The Austin Chronicle

Premium Pre-Mosquito Season Patio Hang Zones

Sawyer & Co. is full of culinary maximalism

By Emily Beyda, April 19, 2019, Food

Dear Glutton,

With the weather finally getting nice, I'm looking for an outside space to hang out and nosh before the misery of summer and mosquito season descends. Basically anywhere with a cute outdoor area that has decent food and/or drinks – I'm looking to max out my perfect Austin spring outside time ASAP.

– Patio Problems

When I first moved to Austin, one of the things I was most excited about was the outdoor space. Like you, PP, I'm a confirmed outside cat, never happier than when I'm posted up somewhere green with a tasty snack and a good book.

And if I can bring the snacks, even better – picnics, in my opinion, are one of the highest culinary art forms life has to offer. So imagine my dismay when I discovered that all of Austin's most beautiful outdoor spaces, from Barton Springs Pool to my favorite Greenbelt nooks, are beset with bloodsucking fiends all summer long. Between my instinctive hippie reliance on totally ineffective "natural" sprays, and what I imagine must be my extra-delicious blood (mosquitoes, unlike vampires, seem to be into garlic), I can barely venture outside in the summer months without paying the itchy price.

Big picture, though, mosquitoes are a small price to pay to get to explore what must be one of America's greatest outdoor cities. We're serious about our green space here in Austin, and our many, many restaurant patios are a reflection of that inside/outside ethos. From the winding gardens of Cenote to the tented glam of Justine's, from the sprawling porch of Radio to the pocket pool of Kitty Cohen's, Austin is a city in which outdoor drinking and dining is taken extremely seriously. So there are an infinite number of answers to your question, PP, each with their own unique charm. It all depends on what you're looking for: the laid-back, coffee-sipping vibe, or something a little more luxe. Austin has a patio to meet any culinary or aesthetic need.

It seems to me, PP, that what you're looking for is a distinctive little slice of Austin spring. Springtime, especially of the post-rainy-but-mild-winter Austinite variety, is rooted in a specific kind of baroque impracticality – a joyful abandonment of the buttoned-down sensibilities of the colder months. Spring is about turning your back on what, at the beginning of winter, seems like a delightful chance to hibernate, turn inward, spend weekends making elaborate vegetable soups, and have friends over for Netflix marathons. It's about abundance, the period before the start of swimsuit season when you start considering calories when you look at menus. Spring is about self-indulgence. And so, for me, dear PP, spring is about Sawyer & Co.

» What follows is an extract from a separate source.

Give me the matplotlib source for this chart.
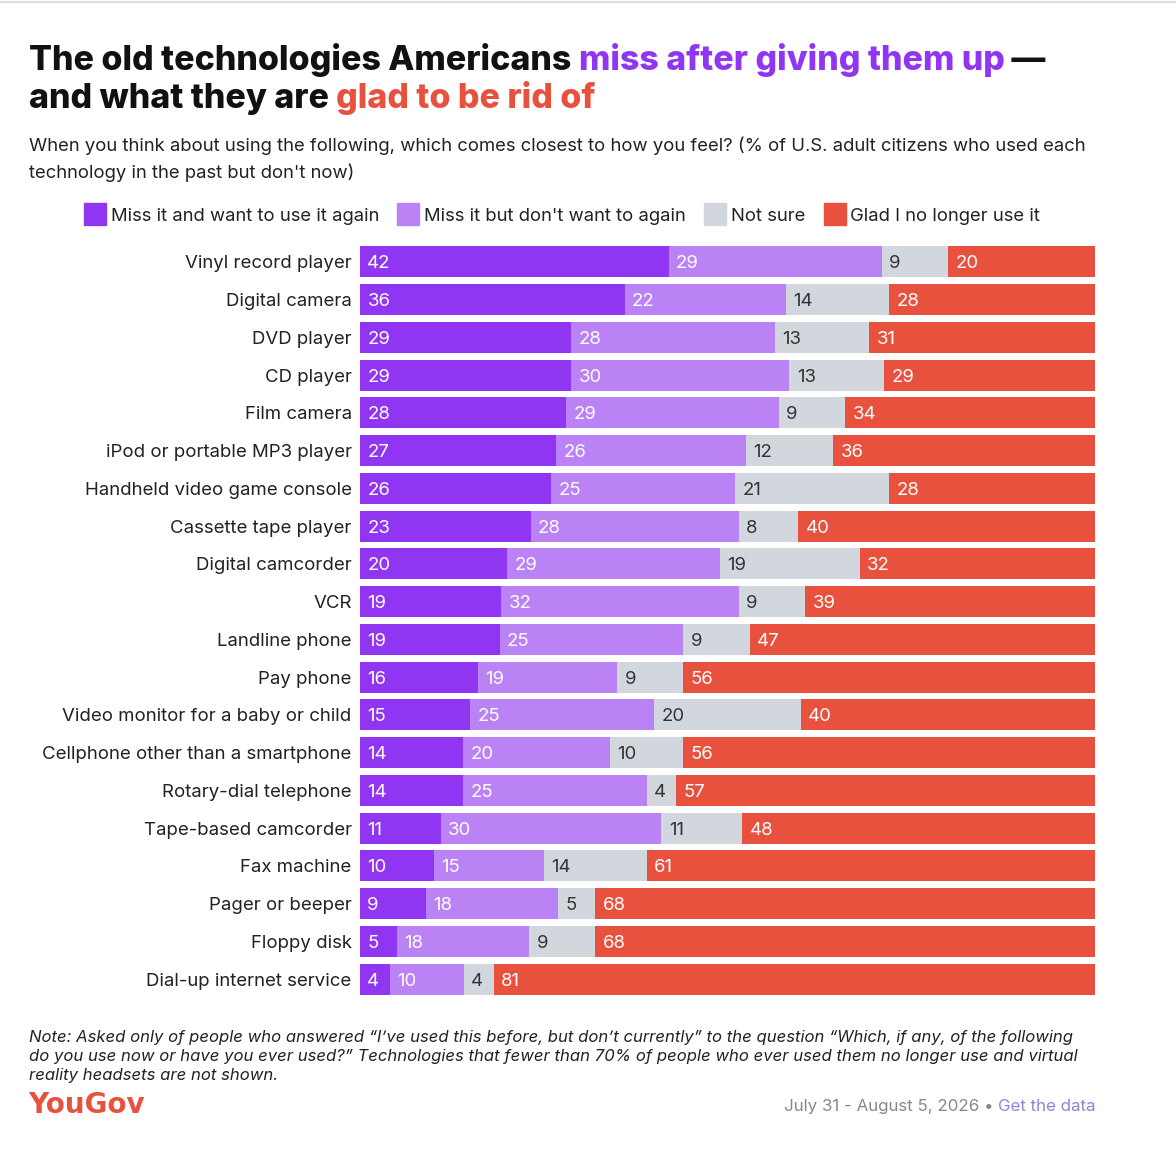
import matplotlib
matplotlib.use("Agg")
import matplotlib.pyplot as plt
import numpy as np

W, H = 1176, 1170

techs = ["Vinyl record player", "Digital camera", "DVD player", "CD player",
         "Film camera", "iPod or portable MP3 player", "Handheld video game console",
         "Cassette tape player", "Digital camcorder", "VCR", "Landline phone",
         "Pay phone", "Video monitor for a baby or child",
         "Cellphone other than a smartphone", "Rotary-dial telephone",
         "Tape-based camcorder", "Fax machine", "Pager or beeper", "Floppy disk",
         "Dial-up internet service"]
miss_want = [42, 36, 29, 29, 28, 27, 26, 23, 20, 19, 19, 16, 15, 14, 14, 11, 10, 9, 5, 4]
miss_no = [29, 22, 28, 30, 29, 26, 25, 28, 29, 32, 25, 19, 25, 20, 25, 30, 15, 18, 18, 10]
not_sure = [9, 14, 13, 13, 9, 12, 21, 8, 19, 9, 9, 9, 20, 10, 4, 11, 14, 5, 9, 4]
glad = [20, 28, 31, 29, 34, 36, 28, 40, 32, 39, 47, 56, 40, 56, 57, 48, 61, 68, 68, 81]

series_names = ["Miss it and want to use it again", "Miss it but don't want to again",
                "Not sure", "Glad I no longer use it"]
colors = ["#9036F2", "#BA82F4", "#D2D6DD", "#E8513D"]
label_colors = ["white", "white", "#333333", "white"]

plt.rcParams["font.family"] = ["Inter", "DejaVu Sans"]

fig = plt.figure(figsize=(W / 100, H / 100), dpi=100)
fig.patch.set_facecolor("white")


def fx(x):
    return x / W


def fy(y):
    return 1 - y / H


# thin screenshot border at top
fig.add_artist(plt.Line2D([0, 1], [fy(2), fy(2)], color="#DDDDDD", lw=1.5))

# bars
top, bot = 243, 998
ax = fig.add_axes([fx(360), fy(bot), fx(1095) - fx(360), (bot - top) / H])
data = np.array([miss_want, miss_no, not_sure, glad], dtype=float)
shares = data / data.sum(axis=0) * 100
y = np.arange(len(techs))
left = np.zeros(len(techs))
for k in range(4):
    ax.barh(y, shares[k], left=left, height=0.82, color=colors[k], linewidth=0)
    for i in range(len(techs)):
        ax.text(left[i] + 1.0, y[i], str(int(data[k, i])), va="center_baseline", ha="left",
                fontsize=13.4, color=label_colors[k])
    left += shares[k]

ax.set_xlim(0, 100)
ax.set_ylim(len(techs) - 0.5, -0.5)
ax.set_yticks(y)
ax.set_yticklabels(techs, fontsize=13.4, color="#222222", va="center_baseline")
ax.tick_params(axis="y", length=0, pad=6)
ax.set_xticks([])
for s in ax.spines.values():
    s.set_visible(False)

# title, built piece by piece
fig.canvas.draw()
renderer = fig.canvas.get_renderer()


def chain(pieces, x0, ypix, **kw):
    x = x0
    for txt, col in pieces:
        t = fig.text(fx(x), fy(ypix), txt, color=col, va="baseline", ha="left", **kw)
        bb = t.get_window_extent(renderer=renderer)
        x += bb.width


tkw = dict(fontsize=24.45, fontweight="heavy", family=["Inter", "DejaVu Sans"])
chain([("The old technologies Americans ", "#111111"),
       ("miss after giving them up", "#9036F2"),
       (" \u2014", "#111111")], 29, 70, **tkw)
chain([("and what they are ", "#111111"),
       ("glad to be rid of", "#E8513D")], 29, 108, **tkw)

fig.text(fx(29), fy(151), "When you think about using the following, which comes closest to how you feel? "
         "(% of U.S. adult citizens who used each", fontsize=13.3, color="#222222", va="baseline")
fig.text(fx(29), fy(178), "technology in the past but don't now)", fontsize=13.3,
         color="#222222", va="baseline")

# legend
lx = 84
for name, col in zip(series_names, colors):
    fig.patches.append(plt.Rectangle((fx(lx), fy(225)), 22 / W, 22 / H, color=col,
                                     transform=fig.transFigure, figure=fig))
    t = fig.text(fx(lx + 27), fy(221), name, fontsize=13.3, color="#222222", va="baseline")
    lx += 27 + t.get_window_extent(renderer=renderer).width + 18

# note
note = ["Note: Asked only of people who answered \u201cI\u2019ve used this before, but don\u2019t currently\u201d "
        "to the question \u201cWhich, if any, of the following",
        "do you use now or have you ever used?\u201d Technologies that fewer than 70% of people "
        "who ever used them no longer use and virtual",
        "reality headsets are not shown."]
for i, line in enumerate(note):
    fig.text(fx(29), fy(1042 + i * 19), line, fontsize=12, style="italic",
             color="#222222", va="baseline")

fig.text(fx(28), fy(1113), "YouGov", fontsize=20, fontweight="bold", color="#E8513D",
         va="baseline", family=["Liberation Sans Narrow", "DejaVu Sans"])
t = fig.text(fx(1096), fy(1111), "Get the data", fontsize=12.2, color="#8E86D4",
             va="baseline", ha="right")
wd = t.get_window_extent(renderer=renderer).width
fig.text(fx(1096) - wd / W, fy(1111), "July 31 - August 5, 2026 \u2022 ", fontsize=12.2,
         color="#888888", va="baseline", ha="right")

fig.savefig("out.png", dpi=100, facecolor="white")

With their plastic-grass-coated patio and rows of vinyl-coated banquettes, the patio of Sawyer & Co. is hardly a wild bastion of natural excess – but hey, you can always make the five-minute drive up to the Walnut Creek bike path afterward for that. The excess at Sawyer & Co. is on the plate, with over-the-top interpretations of Southern classics that take the "more is more" approach, especially on the weekends, when their brunch service is a shining exemplar of culinary maximalism. Think bananas Foster French toast – topped with bananas, whipped cream, brown sugar, and butter-rum syrup – or the obscene concoction that is their Trailer Park Benedict: Frito pie topped with house chili, poached eggs, grilled onions, and cheddar cheese. Healthy it's not, but it's pretty fabulous – the perfect spot to enjoy the beginnings of Austin springtime. And if you stick with them through summer, all that butter might keep a few of the more health-conscious mosquitoes away, as well!